# Instructions for the task
Write the lines out again, from the top of the material to the line containing "const TXT = '#1a1a1a';", pictures excluded.
** START Data for the task **
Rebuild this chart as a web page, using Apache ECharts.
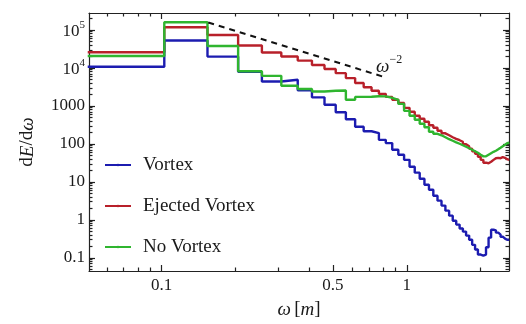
<!DOCTYPE html>
<html><head><meta charset="utf-8">
<script src="https://cdn.jsdelivr.net/npm/echarts@6/dist/echarts.min.js"></script>
<style>html,body{margin:0;padding:0;background:#fff}#c{width:526px;height:324px}</style>
</head><body><div id="c"></div>
<script>
// bin edges in omega [m] (left edges of 50 bins, plus the final right edge)
const binEdges = [0.05, 0.1026, 0.1539, 0.2052, 0.2565, 0.3078, 0.3591, 0.4104, 0.4617, 0.513,
  0.5643, 0.6156, 0.6669, 0.7182, 0.7695, 0.8208, 0.8721, 0.9234, 0.9747, 1.026,
  1.0773, 1.1286, 1.1799, 1.2312, 1.2825, 1.3338, 1.3851, 1.4364, 1.4877, 1.539,
  1.5903, 1.6416, 1.6929, 1.7442, 1.7955, 1.8468, 1.8981, 1.9494, 2.0007, 2.052,
  2.1033, 2.1546, 2.2059, 2.2572, 2.3085, 2.3598, 2.4111, 2.4624, 2.5137, 2.565, 2.6163];

const vortex = [1.08e4, 5.3e4, 1.99e4, 7.9e3, 4.4e3, 4.9e3, 2.57e3, 1.68e3, 1.07e3, 680,
  445, 282, 215, 193, 128, 105, 70, 52, 38, 25,
  17.5, 12.1, 8.4, 6.2, 4.3, 3.2, 2.37, 1.75, 1.29, 0.95,
  0.75, 0.59, 0.49, 0.385, 0.30, 0.22, 0.165, 0.122, 0.115, 0.122,
  0.19, 0.34, 0.55, 0.53, 0.46, 0.41, 0.36, 0.32, 0.30, 0.30];

const ejectedVortex = [2.6e4, 1.18e5, 7.4e4, 3.9e4, 2.56e4, 2.0e4, 1.56e4, 1.2e4, 9.4e3, 7.3e3,
  5.4e3, 4.0e3, 3.1e3, 2.5e3, 2.08e3, 1.73e3, 1.45e3, 1.2e3, 890, 700,
  550, 458, 382, 309, 266, 222, 190, 169, 150, 136,
  125, 114, 98, 87, 75, 64, 55, 46, 38, 32,
  31, 34, 38, 42, 43, 42, 44.7, 43, 39.5, 38];

const noVortex = [2.07e4, 1.6e5, 3.8e4, 8.2e3, 6.2e3, 3.4e3, 2.8e3, 2.39e3, 2.5e3, 2.55e3,
  1.45e3, 1.73e3, 1.75e3, 1.8e3, 1.78e3, 1.63e3, 1.45e3, 1.13e3, 743, 550,
  432, 339, 274, 209, 185, 169, 150, 133, 121, 110,
  101, 92, 84, 77, 70, 64, 58.5, 52, 47, 47,
  52, 57, 62, 66, 72, 79, 87, 95, 104, 107];

// omega^-2 guide line end points
const guideOmega = [0.155, 0.8];
const guideValue = [1.58e5, 5.9e3];

// tick labels
const xTickLabels = [0.1, 0.5, 1];
const yTickLabels = [0.1, 1, 10, 100, 1000, 1e4, 1e5];

const xMinorTicks = [0.06, 0.07, 0.08, 0.09, 0.2, 0.3, 0.4, 0.6, 0.7, 0.8, 0.9, 2];
const yMinorTicks = [];
[0.01, 0.1, 1, 10, 100, 1000, 1e4, 1e5].forEach(d => {
  for (let m = 2; m <= 9; m++) yMinorTicks.push(+(d * m).toPrecision(3));
});

const FONT = 'Liberation Serif';
const TXT = '#1a1a1a';

function stepData(vals) {
  const d = vals.map((v, i) => [binEdges[i], v]);
  d.push([binEdges[vals.length], vals[vals.length - 1]]);
  return d;
}

const XMIN = 0.0506, XMAX = 2.61, YMIN = 0.045, YMAX = 2.8e5;
const axisLineStyle = { color: '#222', width: 1.2 };

function xAx(pos, major, showLabel, showLine) {
  return {
    type: 'log', min: XMIN, max: XMAX, position: pos,
    axisLine: { show: showLine, lineStyle: axisLineStyle },
    axisTick: { show: true, inside: true, length: major ? 6 : 3.5, customValues: major ? xTickLabels : xMinorTicks, lineStyle: { color: '#222', width: 1.2 } },
    axisLabel: showLabel ? { show: true, customValues: xTickLabels, margin: 6, fontFamily: FONT, fontSize: 17, color: TXT,
      formatter: v => { const r = Math.round(v * 10) / 10; return String(r); } } : { show: false },
    splitLine: { show: false }, minorTick: { show: false },
  };
}
function yAx(pos, major, showLabel, showLine) {
  return {
    type: 'log', min: YMIN, max: YMAX, position: pos,
    axisLine: { show: showLine, lineStyle: axisLineStyle },
    axisTick: { show: true, inside: true, length: major ? 6 : 3.5, customValues: major ? yTickLabels : yMinorTicks, lineStyle: { color: '#222', width: 1.2 } },
    axisLabel: showLabel ? { show: true, customValues: yTickLabels, margin: 4, fontFamily: FONT, fontSize: 17, color: TXT,
      formatter: v => { const e = Math.round(Math.log10(v)); if (e >= 4) return '{b|10}{s|' + e + '}'; if (e < 0) return '0.1'; return String(Math.pow(10, e)); },
      rich: { b: { fontFamily: FONT, fontSize: 17, color: TXT, verticalAlign: 'bottom', lineHeight: 20 }, s: { fontFamily: FONT, fontSize: 11, color: TXT, verticalAlign: 'top', lineHeight: 20 } } } : { show: false },
    splitLine: { show: false }, minorTick: { show: false },
  };
}

const xAxes = [xAx('bottom', true, true, true), xAx('bottom', false, false, false), xAx('top', true, false, true), xAx('top', false, false, false)];
xAxes[0].name = '{i|ω} {r|[}{i|m}{r|]}';
xAxes[0].nameLocation = 'middle';
xAxes[0].nameGap = 29;
xAxes[0].nameTextStyle = { rich: { i: { fontFamily: FONT, fontSize: 19, fontStyle: 'italic', color: TXT }, r: { fontFamily: FONT, fontSize: 19, color: TXT } } };
const yAxes = [yAx('left', true, true, true), yAx('left', false, false, false), yAx('right', true, false, true), yAx('right', false, false, false)];
yAxes[0].name = '{r|d}{i|E}{r|/d}{i|ω}';
yAxes[0].nameLocation = 'middle';
yAxes[0].nameGap = 52;
yAxes[0].nameRotate = 90;
yAxes[0].nameTextStyle = { rich: { i: { fontFamily: FONT, fontSize: 19, fontStyle: 'italic', color: TXT }, r: { fontFamily: FONT, fontSize: 19, color: TXT } } };

const chart = echarts.init(document.getElementById('c'), null, { renderer: 'canvas' });
chart.setOption({
  animation: false,
  backgroundColor: '#fff',
  grid: { left: 89, right: 17, top: 13, bottom: 52 },
  xAxis: xAxes,
  yAxis: yAxes,
  legend: {
    orient: 'vertical', left: 99, top: 149, itemWidth: 26, itemHeight: 3, itemGap: 19,
    data: ['Vortex', 'Ejected Vortex', 'No Vortex'],
    textStyle: { fontFamily: FONT, fontSize: 19, color: TXT, lineHeight: 22, padding: [0, 0, 0, 7] }
  },
  graphic: [{
    type: 'text', left: 376, top: 54,
    style: { text: '{w|ω}{s|−2}', rich: {
      w: { fontFamily: FONT, fontSize: 19, fontStyle: 'italic', fill: TXT, verticalAlign: 'bottom', lineHeight: 22 },
      s: { fontFamily: FONT, fontSize: 12, fill: TXT, verticalAlign: 'top', lineHeight: 22 } } }
  }],
  series: [
    { name: 'Vortex', type: 'line', step: 'end', symbol: 'none', data: stepData(vortex), lineStyle: { color: '#1c1cb0', width: 2.4 }, itemStyle: { color: '#1c1cb0' }, z: 3 },
    { name: 'Ejected Vortex', type: 'line', step: 'end', symbol: 'none', data: stepData(ejectedVortex), lineStyle: { color: '#b8202a', width: 2.4 }, itemStyle: { color: '#b8202a' }, z: 2 },
    { name: 'No Vortex', type: 'line', step: 'end', symbol: 'none', data: stepData(noVortex), lineStyle: { color: '#2fb52f', width: 2.4 }, itemStyle: { color: '#2fb52f' }, z: 4 },
    { type: 'line', symbol: 'none', data: guideOmega.map((w, i) => [w, guideValue[i]]), lineStyle: { color: '#111', width: 2, type: [6, 5] }, z: 5 }
  ]
});
</script></body></html>
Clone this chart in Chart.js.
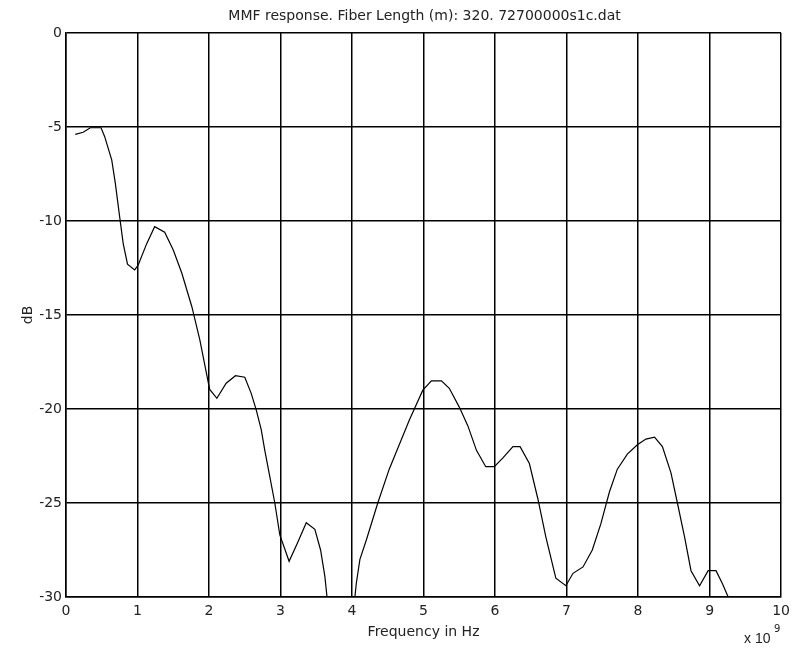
<!DOCTYPE html>
<html>
<head>
<meta charset="utf-8">
<script src="https://cdn.jsdelivr.net/npm/chart.js@4.4.1/dist/chart.umd.min.js"></script>
<style>
  html, body { margin: 0; padding: 0; background: #fff; }
  #wrap { width: 796px; height: 649px; }
</style>
</head>
<body>
<div id="wrap"><canvas id="chart" width="796" height="649"></canvas></div>
<script>
// frequency in GHz (axis is x 10^9 Hz) and response in dB
const freqGHz = [0.13, 0.24, 0.34, 0.49, 0.54, 0.64, 0.69, 0.75, 0.80, 0.86, 0.96, 1.01, 1.13, 1.24, 1.38, 1.50, 1.62, 1.76, 1.87, 1.99, 2.01, 2.11, 2.24, 2.37, 2.50, 2.59, 2.66, 2.73, 2.78, 2.85, 2.92, 2.99, 3.12, 3.24, 3.36, 3.48, 3.56, 3.62, 3.65, 3.75, 3.85, 3.95, 4.04, 4.06, 4.11, 4.20, 4.36, 4.52, 4.66, 4.80, 4.99, 5.11, 5.25, 5.36, 5.50, 5.62, 5.74, 5.87, 5.99, 6.11, 6.25, 6.35, 6.48, 6.60, 6.71, 6.85, 6.99, 7.09, 7.23, 7.36, 7.48, 7.60, 7.71, 7.85, 7.99, 8.11, 8.23, 8.34, 8.46, 8.55, 8.65, 8.74, 8.86, 8.98, 9.09, 9.18, 9.26, 9.35];
const responseDb = [-5.39, -5.28, -5.04, -5.04, -5.5, -6.76, -8.0, -9.77, -11.2, -12.3, -12.6, -12.34, -11.19, -10.3, -10.6, -11.54, -12.78, -14.56, -16.3, -18.6, -18.96, -19.43, -18.63, -18.23, -18.31, -19.17, -20.05, -21.1, -22.2, -23.6, -25.0, -26.7, -28.1, -27.1, -26.05, -26.4, -27.5, -28.9, -30.0, -32.5, -34.0, -32.5, -30.0, -29.27, -28.0, -26.97, -25.0, -23.2, -21.9, -20.6, -19.0, -18.5, -18.5, -18.9, -19.9, -20.9, -22.2, -23.07, -23.07, -22.6, -22.0, -22.0, -22.9, -24.8, -26.8, -29.0, -29.4, -28.74, -28.4, -27.5, -26.1, -24.4, -23.2, -22.4, -21.9, -21.6, -21.5, -22.0, -23.4, -25.0, -26.8, -28.6, -29.4, -28.6, -28.6, -29.3, -30.0, -31.5];

const xTicks = [0, 1, 2, 3, 4, 5, 6, 7, 8, 9, 10];
const yTicks = [0, -5, -10, -15, -20, -25, -30];

const titleText = 'MMF response. Fiber Length (m): 320. 72700000s1c.dat';
const xTitle = 'Frequency in Hz';
const yTitle = 'dB';

const font = 'DejaVu Sans, Verdana, sans-serif';

// titles and the x 10^9 exponent, drawn around the plot area
const labelsPlugin = {
    id: 'labels',
    afterDraw(chart) {
        const ctx = chart.ctx;
        const area = chart.chartArea;
        const cx = (area.left + area.right) / 2;
        ctx.save();
        ctx.fillStyle = '#222';
        ctx.font = '14px ' + font;
        ctx.textAlign = 'center';
        ctx.textBaseline = 'middle';
        ctx.fillText(titleText, cx + 1, 16);
        ctx.fillText(xTitle, cx, 632);

        ctx.save();
        ctx.translate(28, (area.top + area.bottom) / 2);
        ctx.rotate(-Math.PI / 2);
        ctx.fillText(yTitle, 0, 0);
        ctx.restore();

        ctx.textAlign = 'left';
        ctx.font = '14px Liberation Sans, Arial, sans-serif';
        ctx.fillText('x 10', 744, 639);
        ctx.font = '10px ' + font;
        ctx.fillText('9', 774, 629);
        ctx.restore();
    }
};

new Chart(document.getElementById('chart'), {
    type: 'line',
    data: {
        datasets: [{
            data: freqGHz.map((f, i) => ({ x: f, y: responseDb[i] })),
            borderColor: '#000',
            borderWidth: 1.2,
            pointRadius: 0,
            tension: 0,
            fill: false
        }]
    },
    options: {
        responsive: false,
        animation: false,
        layout: { padding: { top: 33, right: 14, left: 0, bottom: 0 } },
        plugins: {
            legend: { display: false },
            tooltip: { enabled: false }
        },
        scales: {
            x: {
                type: 'linear',
                min: 0,
                max: 10,
                afterFit: scale => { scale.height = 52; },
                afterBuildTicks: scale => { scale.ticks = xTicks.map(v => ({ value: v })); },
                grid: { color: '#000', lineWidth: 1.5, drawTicks: false },
                border: { color: '#000', width: 1.5 },
                ticks: { color: '#222', font: { size: 14, family: font }, padding: 6, maxRotation: 0 }
            },
            y: {
                min: -30,
                max: 0,
                afterFit: scale => { scale.width = 66; },
                afterBuildTicks: scale => { scale.ticks = yTicks.map(v => ({ value: v })); },
                grid: { color: '#000', lineWidth: 1.5, drawTicks: false },
                border: { color: '#000', width: 1.5 },
                ticks: { color: '#222', font: { size: 14, family: font }, padding: 4 }
            }
        }
    },
    plugins: [labelsPlugin]
});
</script>
</body>
</html>
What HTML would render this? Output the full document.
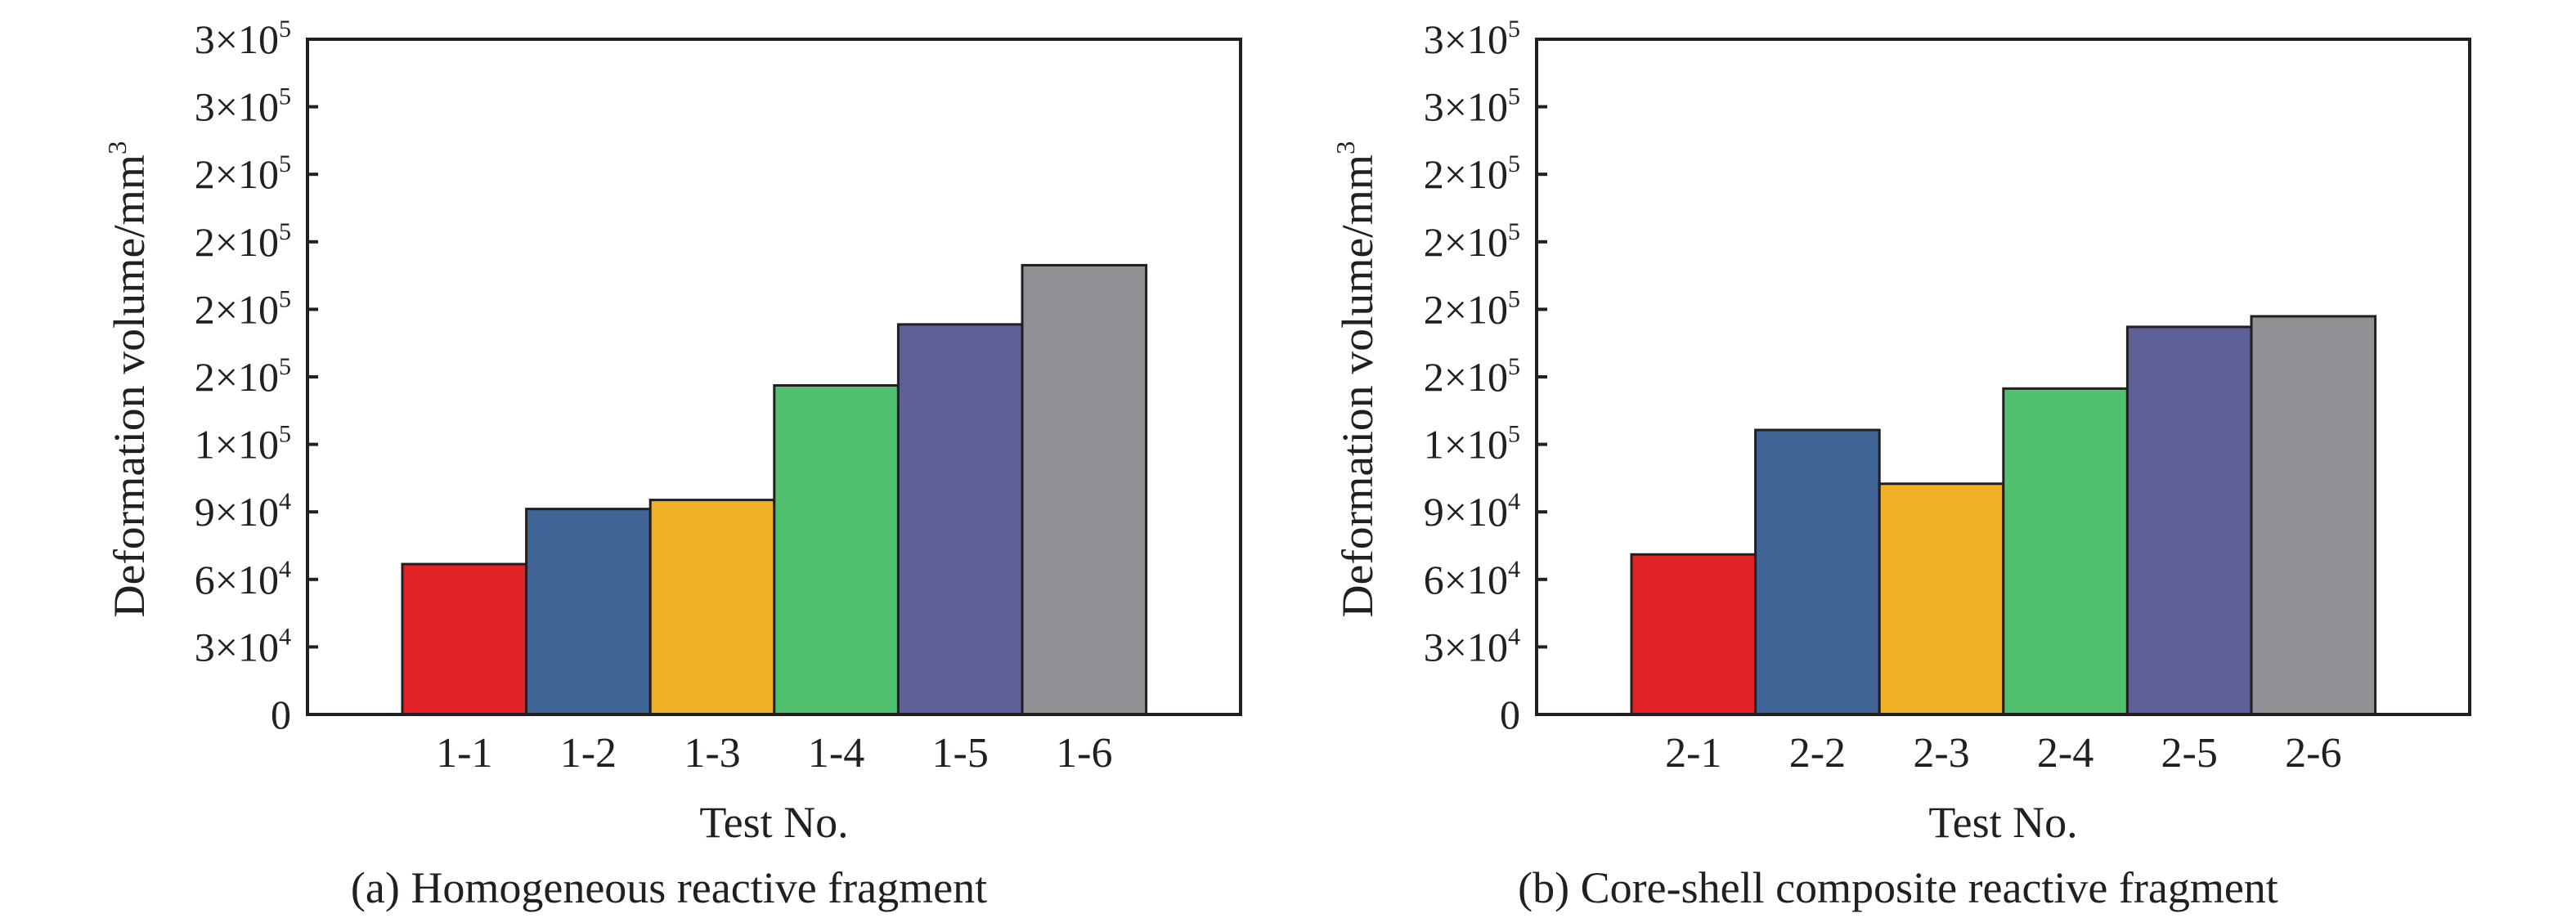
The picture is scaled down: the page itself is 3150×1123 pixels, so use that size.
<!DOCTYPE html>
<html><head><meta charset="utf-8"><style>
html,body{margin:0;padding:0;background:#fff;}
svg{display:block;font-family:"Liberation Serif","Times New Roman",serif;}
</style></head><body>
<svg id="fig" width="3150" height="1123" viewBox="0 0 3150 1123" xmlns="http://www.w3.org/2000/svg"></svg>
<script>
const categoriesA = ["1-1","1-2","1-3","1-4","1-5","1-6"];
const valuesA = [66800, 91300, 95300, 146200, 173300, 199600];
const categoriesB = ["2-1","2-2","2-3","2-4","2-5","2-6"];
const valuesB = [71100, 126400, 102500, 144800, 172200, 176900];
const tickValues = [0,30000,60000,90000,120000,150000,180000,210000,240000,270000,300000];
const tickMantissa = ["0","3","6","9","1","2","2","2","2","3","3"];
const tickExponent = ["","4","4","4","5","5","5","5","5","5","5"];
const barColors = ["#e32227","#406496","#f0b027","#51c16f","#5e6098","#909194"];

const NS="http://www.w3.org/2000/svg";
const svg=document.getElementById('fig');
function mk(tag,attrs,parent){const e=document.createElementNS(NS,tag);for(const k in attrs)e.setAttribute(k,attrs[k]);(parent||svg).appendChild(e);return e;}

function panel(px, pname, cats, vals, caption, titleX, captionX){
  const g=mk('g',{});
  
  
  const L=px, R=px+1141, T=48, B=874, yMax=300000;
  const step=151.6, off=116;
  const y=v=>B-(v/yMax)*(B-T);
  const xc=i=>L+off+(i+0.5)*step;
  cats.forEach((c,i)=>{
    const r=mk('rect',{x:xc(i)-step/2,y:y(vals[i]),width:step,height:B-y(vals[i]),fill:barColors[i],stroke:"#231f20","stroke-width":3},g);
    
    
    const t=mk('text',{x:xc(i),y:938,"font-size":52,"text-anchor":"middle",fill:"#231f20"},g);
    t.textContent=c;
    
    
  });
  const f=mk('rect',{x:L,y:T,width:R-L,height:B-T,fill:"none",stroke:"#231f20","stroke-width":4},g);
  
  
  tickValues.forEach((v,i)=>{
    const tk=mk('line',{x1:L,x2:L+13,y1:y(v),y2:y(v),stroke:"#231f20","stroke-width":4},g);
    
    
    const t=mk('text',{x:L-20,y:y(v)+17,"font-size":50,"text-anchor":"end",fill:"#231f20"},g);
    if(tickExponent[i]){
      t.textContent=tickMantissa[i]+"\u00d710";
      const s=mk('tspan',{"font-size":30,dy:-20},t);
      s.textContent=tickExponent[i];
    } else t.textContent=tickMantissa[i];
    
    
  });
  const yt=mk('text',{x:0,y:0,"font-size":54,"text-anchor":"middle",fill:"#231f20",transform:`translate(${titleX},${464}) rotate(-90)`,textLength:583,lengthAdjust:"spacingAndGlyphs"},g);
  yt.textContent="Deformation volume/mm";
  const sp=mk('tspan',{"font-size":32,dy:-22},yt); sp.textContent="3";
  
  
  const xt=mk('text',{x:(L+R)/2,y:1024,"font-size":54,"text-anchor":"middle",fill:"#231f20"},g);
  xt.textContent="Test No.";
  
  
  const ct=mk('text',{x:captionX,y:1104,"font-size":54,"text-anchor":"middle",fill:"#231f20"},g);
  ct.textContent=caption;
  
  
}
panel(376,'panel-a',categoriesA,valuesA,"(a) Homogeneous reactive fragment",176,818);
panel(1879,'panel-b',categoriesB,valuesB,"(b) Core-shell composite reactive fragment",1678,2321);
</script>
</body></html>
** END Data for the task **
# Exercise answer
Rebuild this chart as a web page, using Apache ECharts.
<!DOCTYPE html>
<html><head><meta charset="utf-8">
<script src="https://cdn.jsdelivr.net/npm/echarts@6/dist/echarts.min.js"></script>
<style>html,body{margin:0;padding:0;background:#fff}#c{width:526px;height:324px}</style>
</head><body><div id="c"></div>
<script>
// bin edges in omega [m] (left edges of 50 bins, plus the final right edge)
const binEdges = [0.05, 0.1026, 0.1539, 0.2052, 0.2565, 0.3078, 0.3591, 0.4104, 0.4617, 0.513,
  0.5643, 0.6156, 0.6669, 0.7182, 0.7695, 0.8208, 0.8721, 0.9234, 0.9747, 1.026,
  1.0773, 1.1286, 1.1799, 1.2312, 1.2825, 1.3338, 1.3851, 1.4364, 1.4877, 1.539,
  1.5903, 1.6416, 1.6929, 1.7442, 1.7955, 1.8468, 1.8981, 1.9494, 2.0007, 2.052,
  2.1033, 2.1546, 2.2059, 2.2572, 2.3085, 2.3598, 2.4111, 2.4624, 2.5137, 2.565, 2.6163];

const vortex = [1.08e4, 5.3e4, 1.99e4, 7.9e3, 4.4e3, 4.9e3, 2.57e3, 1.68e3, 1.07e3, 680,
  445, 282, 215, 193, 128, 105, 70, 52, 38, 25,
  17.5, 12.1, 8.4, 6.2, 4.3, 3.2, 2.37, 1.75, 1.29, 0.95,
  0.75, 0.59, 0.49, 0.385, 0.30, 0.22, 0.165, 0.122, 0.115, 0.122,
  0.19, 0.34, 0.55, 0.53, 0.46, 0.41, 0.36, 0.32, 0.30, 0.30];

const ejectedVortex = [2.6e4, 1.18e5, 7.4e4, 3.9e4, 2.56e4, 2.0e4, 1.56e4, 1.2e4, 9.4e3, 7.3e3,
  5.4e3, 4.0e3, 3.1e3, 2.5e3, 2.08e3, 1.73e3, 1.45e3, 1.2e3, 890, 700,
  550, 458, 382, 309, 266, 222, 190, 169, 150, 136,
  125, 114, 98, 87, 75, 64, 55, 46, 38, 32,
  31, 34, 38, 42, 43, 42, 44.7, 43, 39.5, 38];

const noVortex = [2.07e4, 1.6e5, 3.8e4, 8.2e3, 6.2e3, 3.4e3, 2.8e3, 2.39e3, 2.5e3, 2.55e3,
  1.45e3, 1.73e3, 1.75e3, 1.8e3, 1.78e3, 1.63e3, 1.45e3, 1.13e3, 743, 550,
  432, 339, 274, 209, 185, 169, 150, 133, 121, 110,
  101, 92, 84, 77, 70, 64, 58.5, 52, 47, 47,
  52, 57, 62, 66, 72, 79, 87, 95, 104, 107];

// omega^-2 guide line end points
const guideOmega = [0.155, 0.8];
const guideValue = [1.58e5, 5.9e3];

// tick labels
const xTickLabels = [0.1, 0.5, 1];
const yTickLabels = [0.1, 1, 10, 100, 1000, 1e4, 1e5];

const xMinorTicks = [0.06, 0.07, 0.08, 0.09, 0.2, 0.3, 0.4, 0.6, 0.7, 0.8, 0.9, 2];
const yMinorTicks = [];
[0.01, 0.1, 1, 10, 100, 1000, 1e4, 1e5].forEach(d => {
  for (let m = 2; m <= 9; m++) yMinorTicks.push(+(d * m).toPrecision(3));
});

const FONT = 'Liberation Serif';
const TXT = '#1a1a1a';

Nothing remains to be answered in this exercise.